▸ Data block:
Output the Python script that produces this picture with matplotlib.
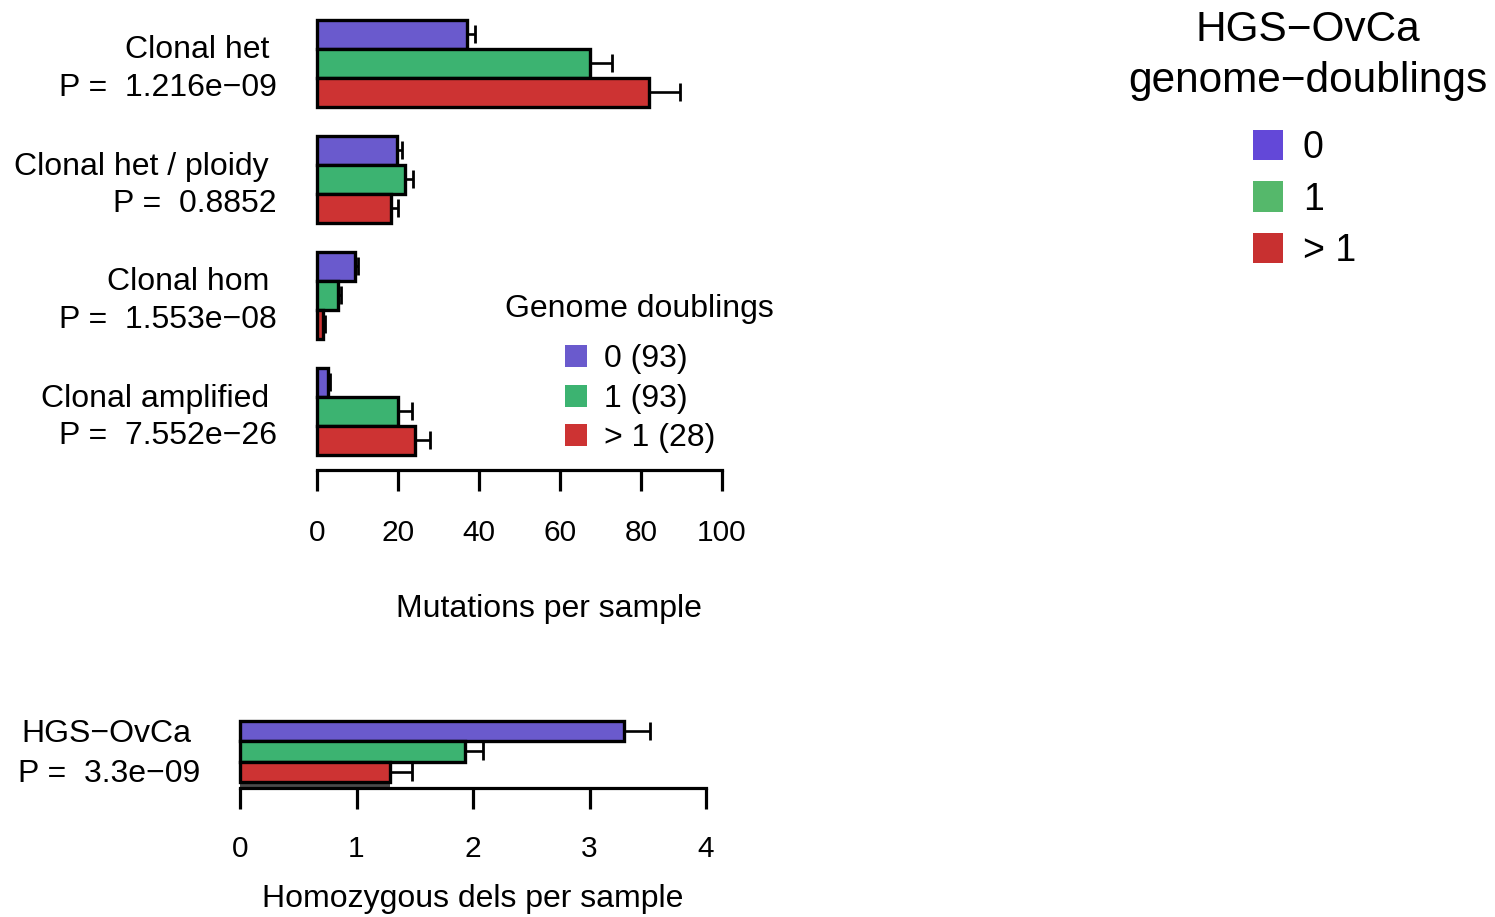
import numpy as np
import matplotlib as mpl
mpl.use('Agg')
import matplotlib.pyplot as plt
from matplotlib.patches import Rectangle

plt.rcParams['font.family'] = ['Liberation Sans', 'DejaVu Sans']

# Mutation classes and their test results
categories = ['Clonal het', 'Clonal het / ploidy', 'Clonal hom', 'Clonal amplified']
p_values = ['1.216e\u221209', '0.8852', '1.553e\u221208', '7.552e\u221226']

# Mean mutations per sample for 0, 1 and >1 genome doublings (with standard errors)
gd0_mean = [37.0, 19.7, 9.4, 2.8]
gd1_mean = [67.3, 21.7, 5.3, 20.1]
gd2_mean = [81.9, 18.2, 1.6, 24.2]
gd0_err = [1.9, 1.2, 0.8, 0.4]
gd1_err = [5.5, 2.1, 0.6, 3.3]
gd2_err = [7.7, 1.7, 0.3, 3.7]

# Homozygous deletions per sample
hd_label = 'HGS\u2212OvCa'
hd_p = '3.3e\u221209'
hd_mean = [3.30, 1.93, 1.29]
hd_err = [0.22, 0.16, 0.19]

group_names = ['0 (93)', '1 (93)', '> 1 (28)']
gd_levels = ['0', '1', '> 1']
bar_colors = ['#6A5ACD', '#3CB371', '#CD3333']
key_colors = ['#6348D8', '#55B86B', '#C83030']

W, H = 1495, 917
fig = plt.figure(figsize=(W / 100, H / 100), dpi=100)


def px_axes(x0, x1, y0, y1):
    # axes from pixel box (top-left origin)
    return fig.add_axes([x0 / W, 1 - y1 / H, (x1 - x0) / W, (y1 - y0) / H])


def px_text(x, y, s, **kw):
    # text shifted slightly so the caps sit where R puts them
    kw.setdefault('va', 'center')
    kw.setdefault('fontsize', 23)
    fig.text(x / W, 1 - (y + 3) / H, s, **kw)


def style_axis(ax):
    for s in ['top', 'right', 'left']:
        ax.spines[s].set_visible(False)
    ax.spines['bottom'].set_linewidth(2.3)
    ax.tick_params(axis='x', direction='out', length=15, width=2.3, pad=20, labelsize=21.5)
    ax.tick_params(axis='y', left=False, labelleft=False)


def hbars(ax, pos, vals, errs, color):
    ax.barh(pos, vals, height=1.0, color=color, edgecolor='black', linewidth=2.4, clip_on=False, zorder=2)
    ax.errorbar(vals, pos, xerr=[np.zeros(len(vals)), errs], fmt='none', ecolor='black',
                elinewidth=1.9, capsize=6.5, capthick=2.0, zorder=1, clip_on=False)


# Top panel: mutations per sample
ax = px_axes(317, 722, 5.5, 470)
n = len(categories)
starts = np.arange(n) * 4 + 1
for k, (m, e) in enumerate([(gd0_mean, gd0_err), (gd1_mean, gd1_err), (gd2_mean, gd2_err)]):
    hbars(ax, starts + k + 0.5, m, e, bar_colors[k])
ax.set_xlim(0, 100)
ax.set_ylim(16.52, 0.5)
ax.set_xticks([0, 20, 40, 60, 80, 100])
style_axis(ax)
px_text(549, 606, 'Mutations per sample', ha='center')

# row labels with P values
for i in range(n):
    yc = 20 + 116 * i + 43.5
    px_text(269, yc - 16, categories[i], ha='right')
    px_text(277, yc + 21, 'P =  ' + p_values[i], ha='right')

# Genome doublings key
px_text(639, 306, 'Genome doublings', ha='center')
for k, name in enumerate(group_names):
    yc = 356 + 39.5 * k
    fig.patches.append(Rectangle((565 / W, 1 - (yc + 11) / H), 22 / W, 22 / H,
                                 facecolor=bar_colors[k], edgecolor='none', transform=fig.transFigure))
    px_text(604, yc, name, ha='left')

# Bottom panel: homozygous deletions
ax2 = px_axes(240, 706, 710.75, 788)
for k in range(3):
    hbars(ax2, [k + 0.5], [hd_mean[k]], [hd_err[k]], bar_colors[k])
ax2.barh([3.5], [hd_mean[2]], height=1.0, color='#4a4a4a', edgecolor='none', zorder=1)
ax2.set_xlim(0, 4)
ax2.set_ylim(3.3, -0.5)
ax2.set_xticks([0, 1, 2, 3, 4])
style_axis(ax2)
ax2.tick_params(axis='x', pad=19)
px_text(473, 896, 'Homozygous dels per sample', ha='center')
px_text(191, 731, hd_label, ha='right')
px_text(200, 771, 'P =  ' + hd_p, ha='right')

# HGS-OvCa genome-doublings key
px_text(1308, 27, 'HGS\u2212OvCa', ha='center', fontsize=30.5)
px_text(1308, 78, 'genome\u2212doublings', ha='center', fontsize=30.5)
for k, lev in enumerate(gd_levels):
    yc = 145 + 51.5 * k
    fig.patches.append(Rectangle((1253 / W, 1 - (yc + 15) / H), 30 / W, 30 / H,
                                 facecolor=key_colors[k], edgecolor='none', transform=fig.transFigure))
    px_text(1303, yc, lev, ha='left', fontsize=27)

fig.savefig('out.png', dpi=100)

▸ Your objective: Everything from the first line of the listing above through the line that contains "['1.216e\u221209', '0.8852', '1.553e\u221208', '7.552e\u221226']" is to be restated word for word, minus the pictures.

▸ Output of the task:
Output the Python script that produces this picture with matplotlib.
import numpy as np
import matplotlib as mpl
mpl.use('Agg')
import matplotlib.pyplot as plt
from matplotlib.patches import Rectangle

plt.rcParams['font.family'] = ['Liberation Sans', 'DejaVu Sans']

# Mutation classes and their test results
categories = ['Clonal het', 'Clonal het / ploidy', 'Clonal hom', 'Clonal amplified']
p_values = ['1.216e\u221209', '0.8852', '1.553e\u221208', '7.552e\u221226']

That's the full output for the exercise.